▸ Dataset excerpt:
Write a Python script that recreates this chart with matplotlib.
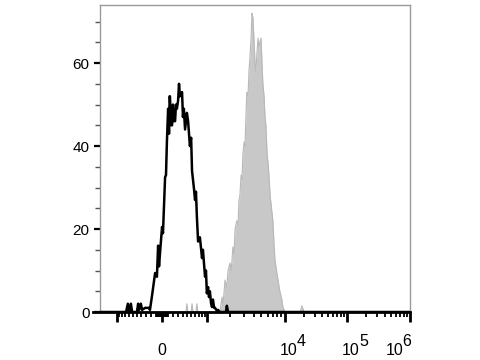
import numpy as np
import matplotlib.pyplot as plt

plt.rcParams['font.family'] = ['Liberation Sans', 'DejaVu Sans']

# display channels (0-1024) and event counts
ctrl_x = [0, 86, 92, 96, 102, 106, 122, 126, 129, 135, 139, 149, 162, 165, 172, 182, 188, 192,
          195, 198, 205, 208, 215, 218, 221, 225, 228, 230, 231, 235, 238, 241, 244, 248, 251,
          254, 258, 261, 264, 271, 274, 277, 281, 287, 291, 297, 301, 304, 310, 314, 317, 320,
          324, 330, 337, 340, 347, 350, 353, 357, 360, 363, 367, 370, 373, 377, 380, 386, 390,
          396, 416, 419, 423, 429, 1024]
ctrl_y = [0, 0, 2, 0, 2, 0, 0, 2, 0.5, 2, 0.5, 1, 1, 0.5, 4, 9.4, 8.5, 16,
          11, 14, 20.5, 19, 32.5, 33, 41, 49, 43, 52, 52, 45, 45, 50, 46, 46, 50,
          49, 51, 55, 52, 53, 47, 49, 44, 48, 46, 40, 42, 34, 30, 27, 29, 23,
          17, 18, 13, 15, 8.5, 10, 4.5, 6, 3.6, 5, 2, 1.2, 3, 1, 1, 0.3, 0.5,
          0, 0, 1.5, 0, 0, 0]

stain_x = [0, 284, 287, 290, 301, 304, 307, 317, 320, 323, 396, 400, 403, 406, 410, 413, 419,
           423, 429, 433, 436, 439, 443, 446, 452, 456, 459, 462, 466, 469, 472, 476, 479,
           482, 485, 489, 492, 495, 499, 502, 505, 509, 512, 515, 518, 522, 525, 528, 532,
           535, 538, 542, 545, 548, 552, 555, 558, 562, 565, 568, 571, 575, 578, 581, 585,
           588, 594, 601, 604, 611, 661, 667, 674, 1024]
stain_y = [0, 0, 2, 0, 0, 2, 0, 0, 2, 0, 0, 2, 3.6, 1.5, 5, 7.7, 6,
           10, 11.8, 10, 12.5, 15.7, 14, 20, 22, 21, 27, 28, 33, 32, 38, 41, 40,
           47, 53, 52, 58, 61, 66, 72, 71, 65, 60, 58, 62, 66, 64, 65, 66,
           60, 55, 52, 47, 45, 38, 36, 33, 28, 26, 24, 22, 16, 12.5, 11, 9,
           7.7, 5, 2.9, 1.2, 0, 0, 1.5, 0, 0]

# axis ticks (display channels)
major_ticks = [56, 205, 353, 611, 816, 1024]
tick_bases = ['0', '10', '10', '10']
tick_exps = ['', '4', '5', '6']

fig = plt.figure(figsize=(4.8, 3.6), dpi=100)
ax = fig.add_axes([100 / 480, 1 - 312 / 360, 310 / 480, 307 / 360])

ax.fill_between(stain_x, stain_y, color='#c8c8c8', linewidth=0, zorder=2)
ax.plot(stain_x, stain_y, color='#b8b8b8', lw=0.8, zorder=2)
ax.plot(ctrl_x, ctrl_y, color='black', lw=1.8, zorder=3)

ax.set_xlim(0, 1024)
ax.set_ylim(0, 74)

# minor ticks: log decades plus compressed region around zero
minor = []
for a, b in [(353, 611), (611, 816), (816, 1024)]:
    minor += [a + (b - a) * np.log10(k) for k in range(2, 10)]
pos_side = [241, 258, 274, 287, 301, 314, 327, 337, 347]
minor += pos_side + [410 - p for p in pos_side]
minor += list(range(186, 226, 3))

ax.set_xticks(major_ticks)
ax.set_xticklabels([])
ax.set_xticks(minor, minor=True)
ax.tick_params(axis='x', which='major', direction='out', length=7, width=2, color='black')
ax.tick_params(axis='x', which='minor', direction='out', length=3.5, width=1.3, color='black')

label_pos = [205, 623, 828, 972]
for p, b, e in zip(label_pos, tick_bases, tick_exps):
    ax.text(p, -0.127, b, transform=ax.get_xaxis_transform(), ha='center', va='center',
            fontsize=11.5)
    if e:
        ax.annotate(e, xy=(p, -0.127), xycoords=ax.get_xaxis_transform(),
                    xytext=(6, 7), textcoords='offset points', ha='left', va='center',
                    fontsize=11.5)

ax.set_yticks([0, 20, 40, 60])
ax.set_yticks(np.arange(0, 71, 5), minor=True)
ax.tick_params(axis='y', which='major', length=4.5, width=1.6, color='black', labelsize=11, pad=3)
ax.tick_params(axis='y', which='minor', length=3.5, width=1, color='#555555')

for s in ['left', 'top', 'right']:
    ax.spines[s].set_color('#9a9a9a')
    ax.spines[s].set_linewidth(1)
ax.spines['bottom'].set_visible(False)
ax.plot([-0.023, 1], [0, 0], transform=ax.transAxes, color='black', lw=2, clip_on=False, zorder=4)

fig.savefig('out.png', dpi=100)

▸ Required task:
Quote the data exactly, leaving every image out of the copy.

▸ Written answer:
Write a Python script that recreates this chart with matplotlib.
import numpy as np
import matplotlib.pyplot as plt

plt.rcParams['font.family'] = ['Liberation Sans', 'DejaVu Sans']

# display channels (0-1024) and event counts
ctrl_x = [0, 86, 92, 96, 102, 106, 122, 126, 129, 135, 139, 149, 162, 165, 172, 182, 188, 192,
          195, 198, 205, 208, 215, 218, 221, 225, 228, 230, 231, 235, 238, 241, 244, 248, 251,
          254, 258, 261, 264, 271, 274, 277, 281, 287, 291, 297, 301, 304, 310, 314, 317, 320,
          324, 330, 337, 340, 347, 350, 353, 357, 360, 363, 367, 370, 373, 377, 380, 386, 390,
          396, 416, 419, 423, 429, 1024]
ctrl_y = [0, 0, 2, 0, 2, 0, 0, 2, 0.5, 2, 0.5, 1, 1, 0.5, 4, 9.4, 8.5, 16,
          11, 14, 20.5, 19, 32.5, 33, 41, 49, 43, 52, 52, 45, 45, 50, 46, 46, 50,
          49, 51, 55, 52, 53, 47, 49, 44, 48, 46, 40, 42, 34, 30, 27, 29, 23,
          17, 18, 13, 15, 8.5, 10, 4.5, 6, 3.6, 5, 2, 1.2, 3, 1, 1, 0.3, 0.5,
          0, 0, 1.5, 0, 0, 0]

stain_x = [0, 284, 287, 290, 301, 304, 307, 317, 320, 323, 396, 400, 403, 406, 410, 413, 419,
           423, 429, 433, 436, 439, 443, 446, 452, 456, 459, 462, 466, 469, 472, 476, 479,
           482, 485, 489, 492, 495, 499, 502, 505, 509, 512, 515, 518, 522, 525, 528, 532,
           535, 538, 542, 545, 548, 552, 555, 558, 562, 565, 568, 571, 575, 578, 581, 585,
           588, 594, 601, 604, 611, 661, 667, 674, 1024]
stain_y = [0, 0, 2, 0, 0, 2, 0, 0, 2, 0, 0, 2, 3.6, 1.5, 5, 7.7, 6,
           10, 11.8, 10, 12.5, 15.7, 14, 20, 22, 21, 27, 28, 33, 32, 38, 41, 40,
           47, 53, 52, 58, 61, 66, 72, 71, 65, 60, 58, 62, 66, 64, 65, 66,
           60, 55, 52, 47, 45, 38, 36, 33, 28, 26, 24, 22, 16, 12.5, 11, 9,
           7.7, 5, 2.9, 1.2, 0, 0, 1.5, 0, 0]

# axis ticks (display channels)
major_ticks = [56, 205, 353, 611, 816, 1024]
tick_bases = ['0', '10', '10', '10']
tick_exps = ['', '4', '5', '6']

fig = plt.figure(figsize=(4.8, 3.6), dpi=100)
ax = fig.add_axes([100 / 480, 1 - 312 / 360, 310 / 480, 307 / 360])

ax.fill_between(stain_x, stain_y, color='#c8c8c8', linewidth=0, zorder=2)
ax.plot(stain_x, stain_y, color='#b8b8b8', lw=0.8, zorder=2)
ax.plot(ctrl_x, ctrl_y, color='black', lw=1.8, zorder=3)

ax.set_xlim(0, 1024)
ax.set_ylim(0, 74)

# minor ticks: log decades plus compressed region around zero
minor = []
for a, b in [(353, 611), (611, 816), (816, 1024)]:
    minor += [a + (b - a) * np.log10(k) for k in range(2, 10)]
pos_side = [241, 258, 274, 287, 301, 314, 327, 337, 347]
minor += pos_side + [410 - p for p in pos_side]
minor += list(range(186, 226, 3))

ax.set_xticks(major_ticks)
ax.set_xticklabels([])
ax.set_xticks(minor, minor=True)
ax.tick_params(axis='x', which='major', direction='out', length=7, width=2, color='black')
ax.tick_params(axis='x', which='minor', direction='out', length=3.5, width=1.3, color='black')

label_pos = [205, 623, 828, 972]
for p, b, e in zip(label_pos, tick_bases, tick_exps):
    ax.text(p, -0.127, b, transform=ax.get_xaxis_transform(), ha='center', va='center',
            fontsize=11.5)
    if e:
        ax.annotate(e, xy=(p, -0.127), xycoords=ax.get_xaxis_transform(),
                    xytext=(6, 7), textcoords='offset points', ha='left', va='center',
                    fontsize=11.5)

ax.set_yticks([0, 20, 40, 60])
ax.set_yticks(np.arange(0, 71, 5), minor=True)
ax.tick_params(axis='y', which='major', length=4.5, width=1.6, color='black', labelsize=11, pad=3)
ax.tick_params(axis='y', which='minor', length=3.5, width=1, color='#555555')

for s in ['left', 'top', 'right']:
    ax.spines[s].set_color('#9a9a9a')
    ax.spines[s].set_linewidth(1)
ax.spines['bottom'].set_visible(False)
ax.plot([-0.023, 1], [0, 0], transform=ax.transAxes, color='black', lw=2, clip_on=False, zorder=4)

fig.savefig('out.png', dpi=100)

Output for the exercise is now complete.